Nov 302015
 
Photo: Justin Brown

Photo: Justin Brown

If you’re like me, you spend a lot of time on the phone with potential customers before you ever see a cent from them.  It’s time you can’t bill for and time you’ll never get back, so make it count.  Here are some things to avoid while having this type of call.  Learn from my mistakes and be all the wiser for it.

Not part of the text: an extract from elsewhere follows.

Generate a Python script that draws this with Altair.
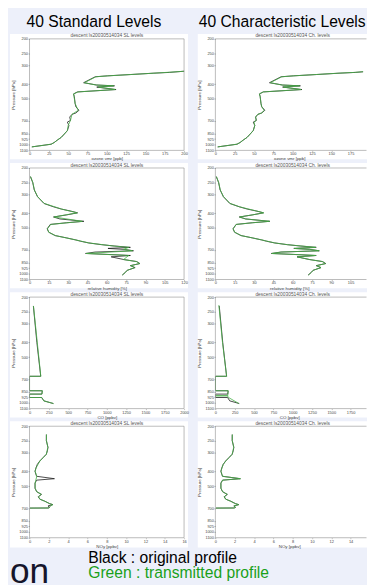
import altair as alt
import pandas as pd

BG = "#edf0fa"
BLACK_LINE = "#1c1c1c"
GREEN_LINE = "#45b045"
GREEN_TEXT = "#1aa01a"
FONT = "Liberation Sans"

W_LEFT, W_RIGHT, H = 158, 151, 114

COL_HEADERS = ["40 Standard Levels", "40 Characteristic Levels"]
PANEL_TITLES = ["descent ls20030514034 SL levels", "descent ls20030514034 Ch. levels"]
LEGEND_LINES = ["Black : original profile", "Green : transmitted profile"]
SLIDE_TEXT = "on"

P_TICKS = [200, 250, 300, 400, 500, 700, 850, 925, 1000, 1100]
X_TITLES = ["ozone vmr [ppb]", "relative humidity [%]", "CO [ppbv]", "NOy [ppbv]"]
X_MAX = [200, 120, 2000, 16]
X_TICKS = [
    [0, 25, 50, 75, 100, 125, 150, 175, 200],
    [0, 15, 30, 45, 60, 75, 90, 105, 120],
    [0, 250, 500, 750, 1000, 1250, 1500, 1750, 2000],
    [0, 2, 4, 6, 8, 10, 12, 14, 16],
]

# ---- ozone ----
O3_P = [300, 328, 334, 338, 345, 352, 357, 391, 405, 410, 418, 434, 450, 464, 484, 537,
        565, 596, 621, 634, 661, 696, 714, 752, 813, 857, 902, 940, 975, 1001, 1043]
O3_BLACK = [260, 200, 181, 160, 131, 101, 85, 70, 87, 110, 87, 112, 62, 57, 58, 59,
            60, 64, 60, 55, 52, 53, 49, 51, 49, 45, 41, 36, 32, 28, 3]
O3_SL_P = [300, 328, 338, 352, 357, 391, 405, 410, 418, 434, 450, 464, 537, 596, 634,
           696, 752, 813, 857, 902, 940, 975, 1001, 1043]
O3_SL = [262, 201, 161, 102, 86, 71, 86, 109, 89, 111, 63, 57, 59, 63, 55,
         53, 50, 49, 45, 41, 36, 32, 28, 3]
O3_CH_P = [300, 328, 334, 338, 352, 357, 391, 405, 410, 418, 434, 450, 464, 484, 537,
           565, 596, 621, 634, 661, 696, 714, 752, 813, 857, 902, 940, 975, 1001, 1043]
O3_CH = [258, 199, 180, 159, 102, 86, 71, 86, 109, 88, 111, 62, 57, 58, 59,
         60, 63, 60, 55, 52, 53, 50, 51, 49, 45, 41, 36, 32, 28, 3]

# ---- relative humidity ----
RH_P = [228, 250, 280, 310, 344, 362, 375, 387, 397, 410, 423, 436, 452, 462, 474, 507,
        534, 562, 582, 601, 613, 629, 646, 659, 673, 684, 694, 709, 723, 739, 750, 762,
        778, 811, 836, 862, 890, 917, 956, 986, 1028]
RH_BLACK = [0.7, 2.5, 3.7, 6.2, 11.2, 18.6, 24.8, 32.3, 37.3, 28.6, 18.6, 23.6, 42.2, 28.6,
            16.1, 13.7, 14.9, 19.9, 28.6, 36.0, 39.8, 46.0, 55.9, 65.8, 78.3, 60.9, 73.3,
            80.7, 50.9, 43.5, 60.9, 78.3, 63.4, 73.3, 83.2, 85.7, 78.3, 82.0, 75.8, 74.5, 72.0]
RH_SL_P = [228, 250, 280, 310, 344, 375, 397, 423, 452, 474, 507, 534, 562, 601, 629, 659,
           673, 694, 709, 739, 762, 811, 836, 862, 890, 917, 956, 1028]
RH_SL = [0.8, 2.6, 3.8, 6.3, 11.5, 25, 37, 19, 41, 16.5, 13.9, 15, 20, 36, 46, 65,
         77, 73, 80, 44, 77, 73, 83, 85.5, 78.5, 81.5, 76, 72]
RH_CH_P = [228, 250, 280, 310, 344, 362, 387, 397, 410, 423, 436, 452, 462, 474, 507, 534,
           562, 582, 601, 629, 646, 673, 684, 694, 709, 723, 739, 750, 762, 778, 811, 836,
           862, 890, 917, 956, 986, 1028]
RH_CH = [0.8, 2.6, 3.8, 6.3, 11.4, 18.8, 32.5, 37.5, 28.4, 18.8, 23.4, 42.0, 28.8, 16.2,
         13.8, 15.0, 20.0, 28.5, 36.2, 46.2, 56.0, 78.0, 61.2, 73.0, 80.5, 51.2, 43.8, 61.0,
         78.0, 63.6, 73.0, 83.0, 85.5, 78.5, 82.0, 76.0, 74.6, 72.2]

# ---- CO ----
CO_P = [229, 400, 671, 671, 837, 837, 881, 881, 928, 928, 977, 1018]
CO_BLACK = [50, 95, 145, 0, 0, 165, 160, 0, 0, 158, 186, 309]
CO_SL_P = [229, 671, 671, 837, 837, 881, 881, 928, 928, 977, 1018]
CO_SL = [51, 146, 0, 0, 166, 161, 0, 0, 157, 185, 310]
CO_CH_P = [226, 400, 671, 671, 837, 837, 904, 904, 904, 927, 1018]
CO_CH = [45, 92, 146, 0, 0, 166, 160, 0, 156, 169, 304]

# ---- NOy ----
NOY_P = [227, 249, 276, 291, 307, 323, 340, 358, 378, 398, 419, 430, 446, 456, 477, 516,
         544, 567, 588, 610, 629, 653, 663, 677, 688, 698, 699]
NOY_BLACK = [1.74, 1.74, 1.91, 1.85, 1.74, 1.41, 1.07, 0.81, 0.67, 0.57, 0.67, 0.74, 2.58,
             0.74, 0.57, 0.57, 0.74, 1.24, 0.91, 1.07, 1.58, 2.08, 2.42, 1.91, 2.08, 2.0, 0.05]
NOY_SL_P = [227, 249, 276, 307, 340, 378, 398, 430, 477, 516, 544, 567, 588, 610, 629, 653,
            663, 688, 698, 699]
NOY_SL = [1.76, 1.75, 1.9, 1.74, 1.08, 0.68, 0.58, 0.75, 0.58, 0.58, 0.75, 1.22, 0.92, 1.08,
          1.57, 2.07, 2.4, 2.06, 2.0, 0.05]
NOY_CH_P = [227, 249, 276, 307, 323, 340, 358, 378, 398, 430, 446, 456, 477, 516, 544, 567,
            588, 610, 629, 653, 663, 677, 688, 698, 699]
NOY_CH = [1.76, 1.75, 1.9, 1.74, 1.42, 1.08, 0.82, 0.68, 0.58, 0.75, 2.6, 0.76, 0.58, 0.58,
          0.75, 1.22, 0.92, 1.08, 1.57, 2.07, 2.4, 1.92, 2.06, 2.0, 0.05]

ROWS = [
    ((O3_P, O3_BLACK), (O3_SL_P, O3_SL), (O3_CH_P, O3_CH)),
    ((RH_P, RH_BLACK), (RH_SL_P, RH_SL), (RH_CH_P, RH_CH)),
    ((CO_P, CO_BLACK), (CO_SL_P, CO_SL), (CO_CH_P, CO_CH)),
    ((NOY_P, NOY_BLACK), (NOY_SL_P, NOY_SL), (NOY_CH_P, NOY_CH)),
]

ONE = pd.DataFrame({"k": [0]})
FRAME = "#8c8c8c"

AXIS_STYLE = dict(
    zindex=1, grid=False, domain=False, labelFont=FONT, titleFont=FONT,
    labelFontSize=4, titleFontSize=4.5, labelColor="#444", titleColor="#444",
    tickColor="#777", tickWidth=0.5, labelPadding=0.5,
    titleFontWeight="normal", labelOverlap=False, labelFlush=False,
)


def rect_layer(x1, x2, y1, y2, fill):
    return alt.Chart(ONE).mark_rect(fill=fill, strokeWidth=0).encode(
        x=alt.value(x1), x2=alt.value(x2), y=alt.value(y1), y2=alt.value(y2))


def rule_layer(x1, x2, y1, y2):
    return alt.Chart(ONE).mark_rule(color=FRAME, strokeWidth=0.6).encode(
        x=alt.value(x1), x2=alt.value(x2), y=alt.value(y1), y2=alt.value(y2))


def text_layer(txt, x, y, size, color, align="left"):
    return alt.Chart(ONE).mark_text(
        text=txt, font=FONT, fontSize=size, align=align, baseline="alphabetic", color=color
    ).encode(x=alt.value(x), y=alt.value(y))


def line_layer(P, V, color, width, xscale, yscale, xaxis, yaxis):
    df = pd.DataFrame({"p": P, "v": V, "i": list(range(len(P)))})
    return alt.Chart(df).mark_line(color=color, strokeWidth=width, clip=True).encode(
        x=alt.X("v:Q", scale=xscale, axis=xaxis),
        y=alt.Y("p:Q", scale=yscale, axis=yaxis),
        order=alt.Order("i:Q"),
    )


panels = []
for r in range(4):
    black, green_sl, green_ch = ROWS[r]
    for c in range(2):
        w = W_LEFT if c == 0 else W_RIGHT
        dom_max = X_MAX[r] if c == 0 else X_MAX[r] * W_RIGHT / W_LEFT
        ticks = [t for t in X_TICKS[r] if t <= dom_max]
        xscale = alt.Scale(domain=[0, dom_max], nice=False, zero=False)
        yscale = alt.Scale(type="log", domain=[200, 1100], reverse=True, nice=False)
        xaxis = alt.Axis(values=ticks, format="d", title=X_TITLES[r], orient="bottom",
                         titlePadding=0.3, tickSize=1, **AXIS_STYLE)
        yaxis = alt.Axis(values=P_TICKS, format="d", title="Pressure [hPa]", orient="left",
                         titlePadding=3, tickSize=1.5, **AXIS_STYLE)
        left_ext = -20 if c == 0 else -18
        bottom_ext = H + 9 if r < 3 else H + 10
        layers = [rect_layer(left_ext, w + 4, -5, bottom_ext, "white")]
        if r == 0:
            layers.append(rect_layer(left_ext, w + 4, -25, -5, BG))
            layers.append(text_layer(COL_HEADERS[c], -3 if c == 0 else -17, -12, 16, "black"))
        green = green_sl if c == 0 else green_ch
        layers.append(line_layer(black[0], black[1], BLACK_LINE, 0.8, xscale, yscale, xaxis, yaxis))
        layers.append(line_layer(green[0], green[1], GREEN_LINE, 0.8, xscale, yscale, xaxis, yaxis))
        right_end = w if c == 0 else w + 3.5
        layers.append(rule_layer(0, right_end, 0, 0))
        layers.append(rule_layer(0, right_end, H, H))
        layers.append(rule_layer(0, 0, 0, H))
        if c == 0:
            layers.append(rule_layer(w, w, 0, H))
        layers.append(text_layer(PANEL_TITLES[c], 79, -1.5, 5, "#555", align="center"))
        if r == 3 and c == 0:
            layers.append(text_layer(SLIDE_TEXT, -20, 160, 36, "#15152a"))
        if r == 3 and c == 1:
            layers.append(text_layer(LEGEND_LINES[0], -130, 139.5, 16, "black"))
            layers.append(text_layer(LEGEND_LINES[1], -130, 155, 16, GREEN_TEXT))
        panel = alt.layer(*layers).properties(width=w, height=H)
        panels.append(panel)

chart = alt.concat(*panels, columns=2).properties(
    spacing={"row": 18, "column": 32},
    bounds="flush",
    padding={"left": 2, "top": 0, "right": 0, "bottom": 0},
    background=BG,
).configure_view(strokeWidth=0)

chart.save("out.html", embed_options={"renderer": "svg", "actions": False})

  1. Never say more than the other person does.  You’re on the phone at this stage to qualify the person as a customer,  not describe how you will land them on the moon.  Ask questions, get information about what they need and want, and let them do all the talking.
  2. Do not tell jokes.  Let me repeat this: do not tell jokes.  Even your favorite comedy may not be funny to someone else, so keep your stand-up routine for open-mic night.  You don’t want your potential customer to become a “closed, lost” entry in your CRM software before you even got a chance to pitch them your solution.
  3. Speaking of a solution, make sure you find out what problem(s) they need solved.  This means listening, but don’t forget to ask questions like what do you need, when do you need it by, and whom should you talk to next.

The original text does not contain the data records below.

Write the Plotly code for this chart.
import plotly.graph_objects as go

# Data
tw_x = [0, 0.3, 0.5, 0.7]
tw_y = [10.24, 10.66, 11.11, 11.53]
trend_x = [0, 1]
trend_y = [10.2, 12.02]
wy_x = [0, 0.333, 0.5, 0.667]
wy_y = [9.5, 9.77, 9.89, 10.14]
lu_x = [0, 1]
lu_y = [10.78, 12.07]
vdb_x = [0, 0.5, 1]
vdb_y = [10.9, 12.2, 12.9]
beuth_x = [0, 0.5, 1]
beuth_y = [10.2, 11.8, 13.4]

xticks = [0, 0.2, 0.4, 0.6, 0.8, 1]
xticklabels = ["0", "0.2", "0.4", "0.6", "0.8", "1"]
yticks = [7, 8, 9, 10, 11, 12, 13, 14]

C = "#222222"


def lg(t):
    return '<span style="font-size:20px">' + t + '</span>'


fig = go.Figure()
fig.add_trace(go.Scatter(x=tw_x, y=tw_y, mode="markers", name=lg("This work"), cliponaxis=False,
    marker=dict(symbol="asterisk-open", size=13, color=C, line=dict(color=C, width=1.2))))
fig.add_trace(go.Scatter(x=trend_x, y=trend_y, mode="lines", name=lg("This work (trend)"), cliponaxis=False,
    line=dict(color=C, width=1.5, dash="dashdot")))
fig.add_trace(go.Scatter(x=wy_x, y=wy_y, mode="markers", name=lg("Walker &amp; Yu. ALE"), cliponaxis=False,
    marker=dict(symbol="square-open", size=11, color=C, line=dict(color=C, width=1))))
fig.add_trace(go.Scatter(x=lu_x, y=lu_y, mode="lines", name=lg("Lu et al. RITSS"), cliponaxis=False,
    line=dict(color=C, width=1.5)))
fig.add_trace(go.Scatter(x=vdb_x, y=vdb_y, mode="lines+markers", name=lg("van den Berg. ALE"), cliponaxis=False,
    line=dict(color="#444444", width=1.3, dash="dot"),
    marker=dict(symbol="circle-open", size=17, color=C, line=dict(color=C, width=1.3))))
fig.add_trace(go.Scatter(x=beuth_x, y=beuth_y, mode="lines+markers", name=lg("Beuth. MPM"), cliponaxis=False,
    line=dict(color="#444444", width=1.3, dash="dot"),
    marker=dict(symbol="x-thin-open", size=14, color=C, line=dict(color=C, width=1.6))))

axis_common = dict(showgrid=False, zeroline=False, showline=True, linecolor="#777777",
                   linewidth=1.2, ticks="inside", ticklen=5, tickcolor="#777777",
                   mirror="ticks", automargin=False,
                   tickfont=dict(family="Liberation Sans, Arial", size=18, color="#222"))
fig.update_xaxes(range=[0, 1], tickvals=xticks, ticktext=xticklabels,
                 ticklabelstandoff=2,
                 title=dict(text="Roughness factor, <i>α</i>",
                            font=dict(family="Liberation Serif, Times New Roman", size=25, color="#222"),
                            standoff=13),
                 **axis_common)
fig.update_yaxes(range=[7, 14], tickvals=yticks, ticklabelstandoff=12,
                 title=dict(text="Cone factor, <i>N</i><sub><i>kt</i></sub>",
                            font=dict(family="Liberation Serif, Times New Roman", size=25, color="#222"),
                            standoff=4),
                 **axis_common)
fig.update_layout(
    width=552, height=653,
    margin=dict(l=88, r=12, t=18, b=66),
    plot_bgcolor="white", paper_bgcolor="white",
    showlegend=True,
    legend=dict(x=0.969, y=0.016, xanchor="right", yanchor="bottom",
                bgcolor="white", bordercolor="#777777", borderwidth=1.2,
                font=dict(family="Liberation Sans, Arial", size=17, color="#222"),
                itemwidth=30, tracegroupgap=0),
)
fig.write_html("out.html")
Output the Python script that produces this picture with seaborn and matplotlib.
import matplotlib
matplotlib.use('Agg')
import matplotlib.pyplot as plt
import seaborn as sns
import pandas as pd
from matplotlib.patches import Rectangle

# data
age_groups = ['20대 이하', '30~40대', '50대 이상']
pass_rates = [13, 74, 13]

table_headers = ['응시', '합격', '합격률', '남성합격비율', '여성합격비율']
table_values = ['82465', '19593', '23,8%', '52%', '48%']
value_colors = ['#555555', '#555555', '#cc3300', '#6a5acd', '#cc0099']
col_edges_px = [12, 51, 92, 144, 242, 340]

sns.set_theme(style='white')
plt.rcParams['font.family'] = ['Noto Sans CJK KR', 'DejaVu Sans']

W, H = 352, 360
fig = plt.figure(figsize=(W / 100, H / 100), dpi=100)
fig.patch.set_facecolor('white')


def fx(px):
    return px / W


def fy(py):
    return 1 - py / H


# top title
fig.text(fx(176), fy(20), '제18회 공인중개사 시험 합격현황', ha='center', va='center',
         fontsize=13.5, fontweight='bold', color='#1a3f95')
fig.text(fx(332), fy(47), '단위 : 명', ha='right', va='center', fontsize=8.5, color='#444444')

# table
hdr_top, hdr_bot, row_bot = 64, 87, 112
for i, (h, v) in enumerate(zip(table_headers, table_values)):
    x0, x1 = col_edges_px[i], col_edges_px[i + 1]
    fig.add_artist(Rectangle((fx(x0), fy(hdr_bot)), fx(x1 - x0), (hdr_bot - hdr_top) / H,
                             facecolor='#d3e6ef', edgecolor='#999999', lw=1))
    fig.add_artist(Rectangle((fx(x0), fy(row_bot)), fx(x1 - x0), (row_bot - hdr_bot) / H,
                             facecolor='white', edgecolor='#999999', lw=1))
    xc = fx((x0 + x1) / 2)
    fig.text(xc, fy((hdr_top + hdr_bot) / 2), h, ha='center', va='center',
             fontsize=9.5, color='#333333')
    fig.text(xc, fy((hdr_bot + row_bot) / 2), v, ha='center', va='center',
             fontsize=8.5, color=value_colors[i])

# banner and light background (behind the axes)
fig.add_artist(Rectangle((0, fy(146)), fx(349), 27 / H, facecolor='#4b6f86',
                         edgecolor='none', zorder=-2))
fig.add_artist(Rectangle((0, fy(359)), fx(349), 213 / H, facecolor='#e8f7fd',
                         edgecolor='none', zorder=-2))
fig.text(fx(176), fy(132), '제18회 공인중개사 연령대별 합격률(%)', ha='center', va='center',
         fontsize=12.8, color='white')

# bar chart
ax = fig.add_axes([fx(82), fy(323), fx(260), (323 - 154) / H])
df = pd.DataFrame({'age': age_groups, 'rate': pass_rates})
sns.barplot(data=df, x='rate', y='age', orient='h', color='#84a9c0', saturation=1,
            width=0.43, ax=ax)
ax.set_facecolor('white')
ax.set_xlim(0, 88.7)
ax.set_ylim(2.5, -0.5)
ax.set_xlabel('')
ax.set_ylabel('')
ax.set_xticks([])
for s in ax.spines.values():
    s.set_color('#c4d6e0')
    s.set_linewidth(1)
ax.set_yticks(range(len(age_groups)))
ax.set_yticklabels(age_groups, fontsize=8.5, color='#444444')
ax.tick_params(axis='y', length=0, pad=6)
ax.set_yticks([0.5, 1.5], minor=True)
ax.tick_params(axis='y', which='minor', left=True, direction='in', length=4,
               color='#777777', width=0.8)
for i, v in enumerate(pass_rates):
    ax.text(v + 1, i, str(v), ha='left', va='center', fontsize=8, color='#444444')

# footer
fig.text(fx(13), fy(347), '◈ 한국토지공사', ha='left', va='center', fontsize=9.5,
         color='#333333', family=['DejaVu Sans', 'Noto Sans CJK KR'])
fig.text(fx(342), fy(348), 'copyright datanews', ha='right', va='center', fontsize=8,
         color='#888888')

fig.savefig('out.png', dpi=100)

Here’s a bonus item, from painful personal experience, and I will not be the first person to say this.  We record our sales calls so we can go back and make sure we cover all the points brought up on the call.  It also means I get to hear what I sound like.  Try to avoid starting sentences with “so,” or “well,” and do your best to eliminate the “ums” and “uhs” and other filler noises our mouths make while waiting for our brain to send it real words.*

The more time you spend letting your customer tell you what they need,the better your next call will be when you talk to them about your solution and why they should pay your company for it and not someone else.

*Interestingly, one study found that saying “um” at the beginning of a sentence “[affects] comprehension process, facilitating understanding (Brennan & Schober 2001), and allowing the listener to amend their predictions about what might be said next (Arnold et al. 2004; Corley et al. 2007) or evaluate the speaker’s confidence in what they are saying (Brennan & Williams 1995).”